EU member-states are minting new "digital sovereignty" ministries as fast as they can print up new business cards, the EU itself has just appointed its first "Tech Sovereignty, Security and Democracy" czar:
https://commission.europa.eu/about/organisation/college-commissioners/henna-virkkunen_en
They're building the "Eurostack," a fleet of EU-based data centers that will host free, open, auditable, trustworthy equivalents to the US tech giants' offerings:
https://pluralistic.net/2025/06/25/eurostack/#viktor-orbans-isp
But Eurostack is about to run into a wall: Article 6 of the EU's own Copyright Directive, which prohibits reverse-engineering and modification of tech products. It's a law that the US Trade Rep lobbied hard for, winning the day by promising tariff-free access to the US for Europe's exports (a promise Trump has now broken):
https://pluralistic.net/2025/10/15/freedom-of-movement/#data-dieselgate
So long as Europe continues to hold up its end of this one-sided bargain, it will not be able to create the reverse-engineering based tools to let EU companies, governments and households get their data out of US tech silos, let alone let them build and enjoy successors to OG App, which will make it easy for them to leave US social media without sacrificing contact with the people who matter to them.
Yep, the fucking copygrift raises its ugly head yet again and there's nobody willing to curbstomp it for good.
People hate ads. More than half of all web users have installed an adblocker (which also protects their privacy). It's the largest consumer boycott in human history:
https://doc.searls.com/2023/11/11/how-is-the-worlds-biggest-boycott-doing/
But no one has ever installed an adblocker for an app, because reverse-engineering apps and the mobile platforms they run on is illegal under laws like Article 6 of the Copyright Directive. As a result, tech companies – especially US giants, who can violate EU law with impunity – love to enshittify their apps, because they know that no one can do unto them as they did unto their own rivals (like Myspace).

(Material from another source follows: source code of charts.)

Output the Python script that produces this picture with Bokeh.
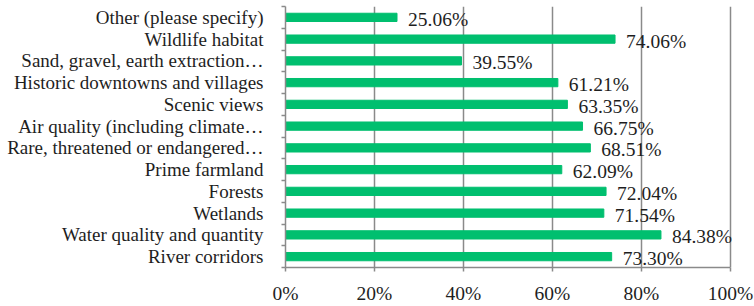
from bokeh.plotting import figure
from bokeh.models import Range1d, FixedTicker, ColumnDataSource, LabelSet
from bokeh.embed import file_html
from bokeh.resources import INLINE

# Data (bottom to top, as drawn)
categories = [
    "River corridors",
    "Water quality and quantity",
    "Wetlands",
    "Forests",
    "Prime farmland",
    "Rare, threatened or endangered\u2026",
    "Air quality (including climate\u2026",
    "Scenic views",
    "Historic downtowns and villages",
    "Sand, gravel, earth extraction\u2026",
    "Wildlife habitat",
    "Other (please specify)",
]
percentages = [73.30, 84.38, 71.54, 72.04, 62.09, 68.51, 66.75, 63.35, 61.21, 39.55, 74.06, 25.06]
x_ticks = [0, 20, 40, 60, 80, 100]
x_tick_labels = ["0%", "20%", "40%", "60%", "80%", "100%"]

FONT = "Liberation Serif"
FSIZE = "19.5px"
YSIZE = "19px"
GREEN = "#00BF6F"
GRAY = "#8A8A8A"
TEXT = "#1E1E1E"

n = len(categories)
centers = [i + 0.5 for i in range(n)]
source = ColumnDataSource(dict(
    y=centers,
    pct=percentages,
    label=["{:.2f}%".format(v) for v in percentages],
))

p = figure(
    width=754, height=306,
    x_range=Range1d(0, 105.4), y_range=Range1d(0, n),
    output_backend="svg", toolbar_location=None,
    min_border_left=285, min_border_right=0, min_border_top=6, min_border_bottom=0,
)
p.outline_line_color = None
p.background_fill_color = "white"
p.border_fill_color = "white"

p.hbar(y="y", right="pct", left=0, height=0.38, color=GREEN, source=source)
labels = LabelSet(x="pct", y="y", text="label", source=source,
                  x_offset=11, y_offset=-2, text_baseline="middle", text_align="left",
                  text_font=FONT, text_font_size=FSIZE, text_color=TEXT)
p.add_layout(labels)

# x axis
xa = p.xaxis[0]
xa.ticker = FixedTicker(ticks=x_ticks)
xa.bounds = (0, 100)
xa.major_label_overrides = {t: l for t, l in zip(x_ticks, x_tick_labels)}
xa.axis_line_color = GRAY
xa.axis_line_width = 1.5
xa.major_tick_line_color = GRAY
xa.major_tick_line_width = 1.5
xa.major_tick_out = 4
xa.major_tick_in = 0
xa.minor_tick_line_color = None
xa.major_label_standoff = 11
xa.major_label_text_font = FONT
xa.major_label_text_font_size = FSIZE
xa.major_label_text_color = TEXT

# y axis
ya = p.yaxis[0]
ya.ticker = FixedTicker(ticks=centers, minor_ticks=list(range(n + 1)))
ya.major_label_overrides = {c: cat for c, cat in zip(centers, categories)}
ya.axis_line_color = GRAY
ya.axis_line_width = 1.5
ya.major_tick_line_color = None
ya.major_tick_out = 0
ya.major_tick_in = 0
ya.minor_tick_line_color = GRAY
ya.minor_tick_line_width = 1.5
ya.minor_tick_out = 4
ya.minor_tick_in = 0
ya.major_label_standoff = 18
ya.major_label_text_font = FONT
ya.major_label_text_font_size = YSIZE
ya.major_label_text_color = TEXT

p.xgrid.ticker = FixedTicker(ticks=x_ticks)
p.xgrid.grid_line_color = GRAY
p.xgrid.grid_line_width = 1.5
p.ygrid.grid_line_color = None

open("out.html", "w").write(file_html(p, INLINE))
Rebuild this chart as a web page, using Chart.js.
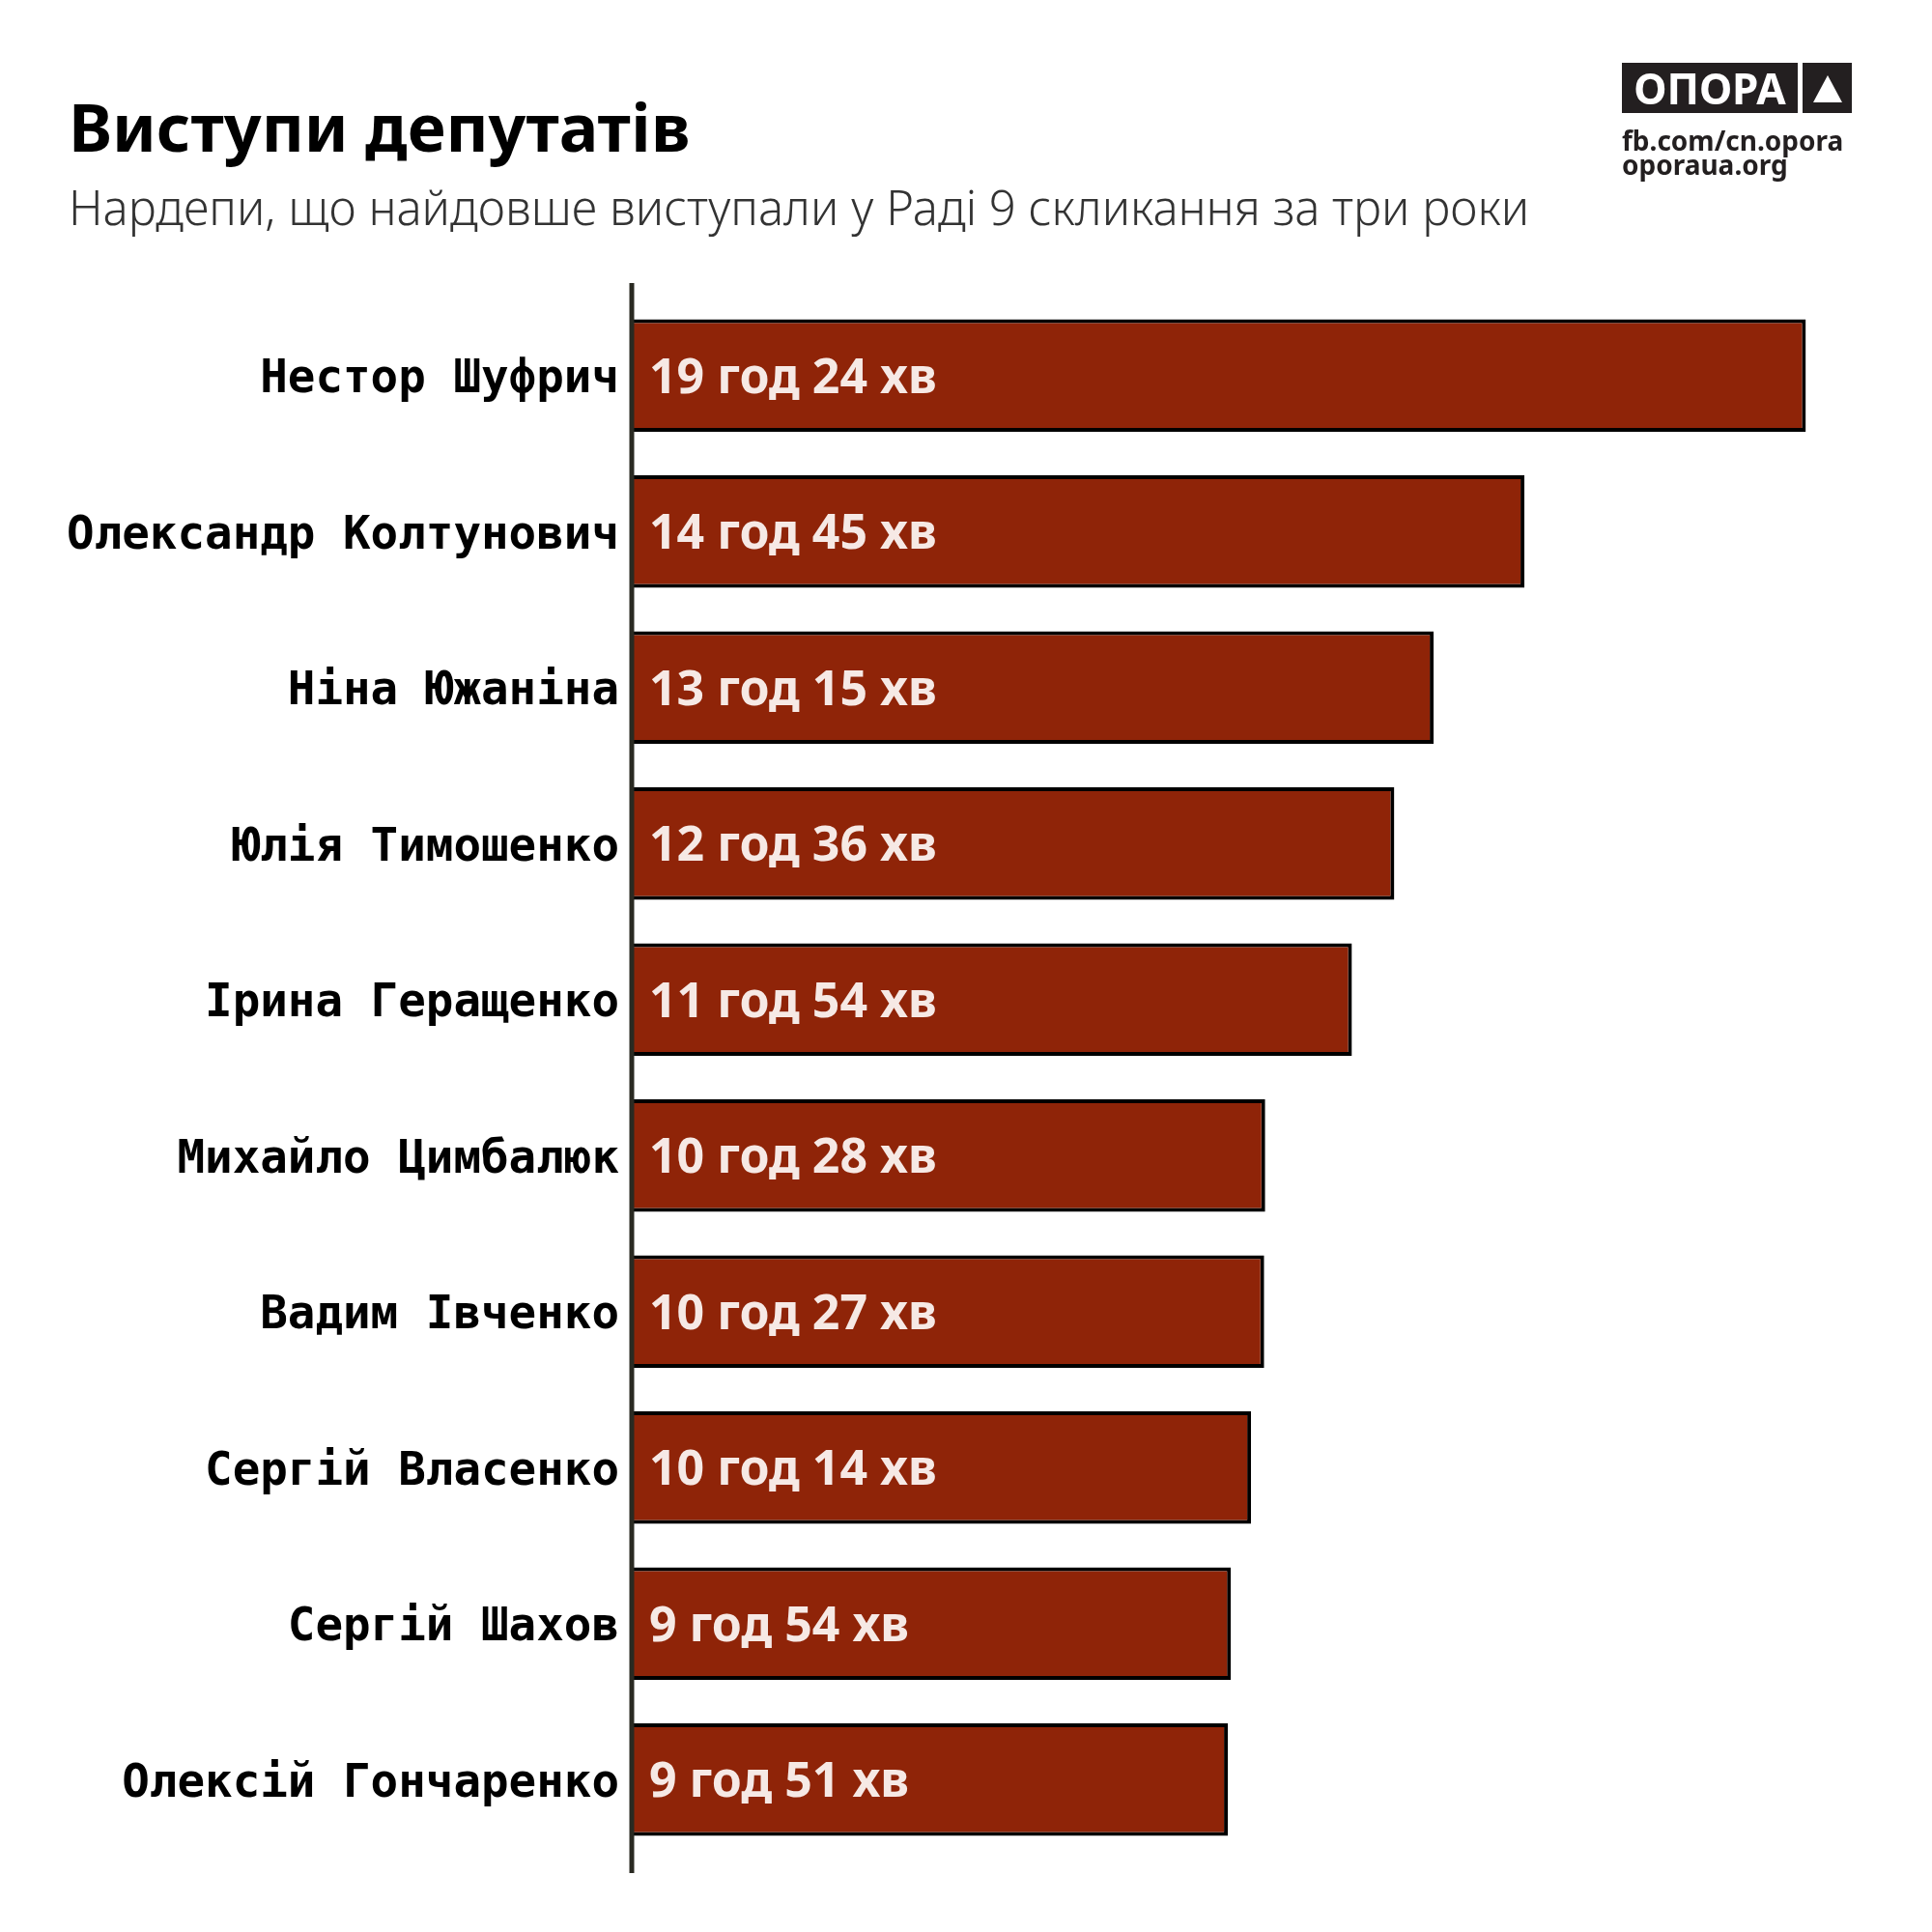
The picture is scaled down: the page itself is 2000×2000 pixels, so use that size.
<!DOCTYPE html>
<html>
<head>
<meta charset="utf-8">
<script src="https://cdn.jsdelivr.net/npm/chart.js@4.4.1/dist/chart.umd.min.js"></script>
<style>
    body { margin: 0; background: #fff; }
    #wrap { position: relative; width: 2000px; height: 2000px; }
    #myChart { position: absolute; left: 0; top: 0; }
    .txt { position: absolute; white-space: nowrap; font-family: "Noto Sans", sans-serif; line-height: 1; }
    #title { left: 71px; top: 97px; font-size: 68px; font-weight: 700; color: #000; }
    #subtitle { left: 71px; top: 190px; font-size: 49px; font-weight: 300; color: #333; }
    #logo-box { position: absolute; left: 1679px; top: 65px; width: 182px; height: 52px; background: #231f20;
        color: #fff; font-family: "Noto Sans", sans-serif; font-weight: 700; font-size: 44px; line-height: 52px; text-align: center; }
    #logo-tri { position: absolute; left: 1866px; top: 65px; width: 51px; height: 52px; background: #231f20; }
    #logo-tri:after { content: ""; position: absolute; left: 11px; top: 13px; border-left: 15px solid transparent;
        border-right: 15px solid transparent; border-bottom: 28px solid #fff; }
    .link { font-size: 28px; font-weight: 700; color: #231f20; left: 1679px; }
</style>
</head>
<body>
<div id="wrap">
    <canvas id="myChart" width="2000" height="2000"></canvas>
    <div class="txt" id="title">Виступи депутатів</div>
    <div class="txt" id="subtitle">Нардепи, що найдовше виступали у Раді 9 скликання за три роки</div>
    <div id="logo-box">ОПОРА</div>
    <div id="logo-tri"></div>
    <div class="txt link" style="top: 131px;">fb.com/cn.opora</div>
    <div class="txt link" style="top: 156px;">oporaua.org</div>
</div>
<script>
const names = [
    'Нестор Шуфрич',
    'Олександр Колтунович',
    'Ніна Южаніна',
    'Юлія Тимошенко',
    'Ірина Геращенко',
    'Михайло Цимбалюк',
    'Вадим Івченко',
    'Сергій Власенко',
    'Сергій Шахов',
    'Олексій Гончаренко'
];
const hours = [19, 14, 13, 12, 11, 10, 10, 10, 9, 9];
const mins = [24, 45, 15, 36, 54, 28, 27, 14, 54, 51];

// total minutes for bar length
const totals = hours.map((h, i) => h * 60 + mins[i]);
const durationLabels = hours.map((h, i) => `${h} год ${mins[i]} хв`);

const barLabels = {
    id: 'barLabels',
    afterDatasetsDraw(chart) {
        const ctx = chart.ctx;
        const area = chart.chartArea;
        const meta = chart.getDatasetMeta(0);
        ctx.save();
        // labels inside the bars
        ctx.font = 'bold 50px "Noto Sans"';
        ctx.fillStyle = '#f6e9e5';
        ctx.textAlign = 'left';
        ctx.textBaseline = 'alphabetic';
        meta.data.forEach(function(bar, i) {
            ctx.fillText(durationLabels[i], bar.base + 18, bar.y + 18);
        });
        // axis line
        ctx.strokeStyle = '#2a2a22';
        ctx.lineWidth = 5;
        ctx.beginPath();
        ctx.moveTo(area.left, area.top - 15);
        ctx.lineTo(area.left, area.bottom + 16);
        ctx.stroke();
        ctx.restore();
    }
};

const ctx = document.getElementById('myChart').getContext('2d');
const chart = new Chart(ctx, {
    type: 'bar',
    data: {
        labels: names,
        datasets: [{
            data: totals,
            backgroundColor: '#8f2408',
            borderColor: '#000',
            borderWidth: 4,
            categoryPercentage: 1,
            barPercentage: 0.72
        }]
    },
    options: {
        indexAxis: 'y',
        responsive: false,
        animation: false,
        layout: {
            padding: { left: 0, right: 93, top: 308, bottom: 77 }
        },
        scales: {
            x: {
                display: false,
                min: 0,
                max: 1200
            },
            y: {
                grid: { display: false, drawTicks: false },
                border: { display: false },
                ticks: {
                    color: '#000',
                    padding: 13,
                    labelOffset: 5,
                    font: { family: '"DejaVu Sans Mono"', weight: 'bold', size: 47.5 }
                },
                afterFit(scale) {
                    scale.width = 654;
                }
            }
        },
        plugins: {
            legend: { display: false },
            tooltip: { enabled: false }
        }
    },
    plugins: [barLabels]
});
</script>
</body>
</html>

Meta's new ad strategy for Threads is the perfect cue for a European repeal of Article 6 of the Copyright Directive. Procedurally, this is a great moment for it, as the EU is finalizing the Digital Fairness Act, which could include an exemption to EUCD 6 for privacy-enhancing technologies:
https://www.europarl.europa.eu/legislative-train/theme-protecting-our-democracy-upholding-our-values/file-digital-fairness-act
Giving Europeans an effective way to push back against Meta's wholesale violation of their rights is a way that the Eurostack can score popular support right now – not in five years when the new data centers come online. It's a way of improving the lives of Europeans in immediate, concrete ways, rather than asking them to be grateful that some ministry has changed cloud providers – an important change, sure, but one that has no real impact on their daily lives.
What's more, legalizing jailbreaking for the purpose of making Threads alt-clients wouldn't just give Europeans a better social media experience – it could bootstrap European social media services. Remember, Threads was able to achieve instant scale by moving Instagram users onto Threads wholesale, maintaining their Insta follows and followers when they created their Threads accounts.
Do you hear it, you lazy assholes? You fell for the copygrift bullshit way back when, now here's your chance to un-fuck it. Just like in every other field, the current copyright regulations benefit giant corporations (from the US) first, nobody else second. And no, if the German record industry starts crying, you punt them in the cunt, then defenestrate them right from the top floor. They fully deserve getting the shit kicked out of them, being even worse than the Americans in this regard.
Also, cut the "think of the children" bullshit and don't force us to hand over our vulnerable personal data to anyone, neither you nor Big Tech.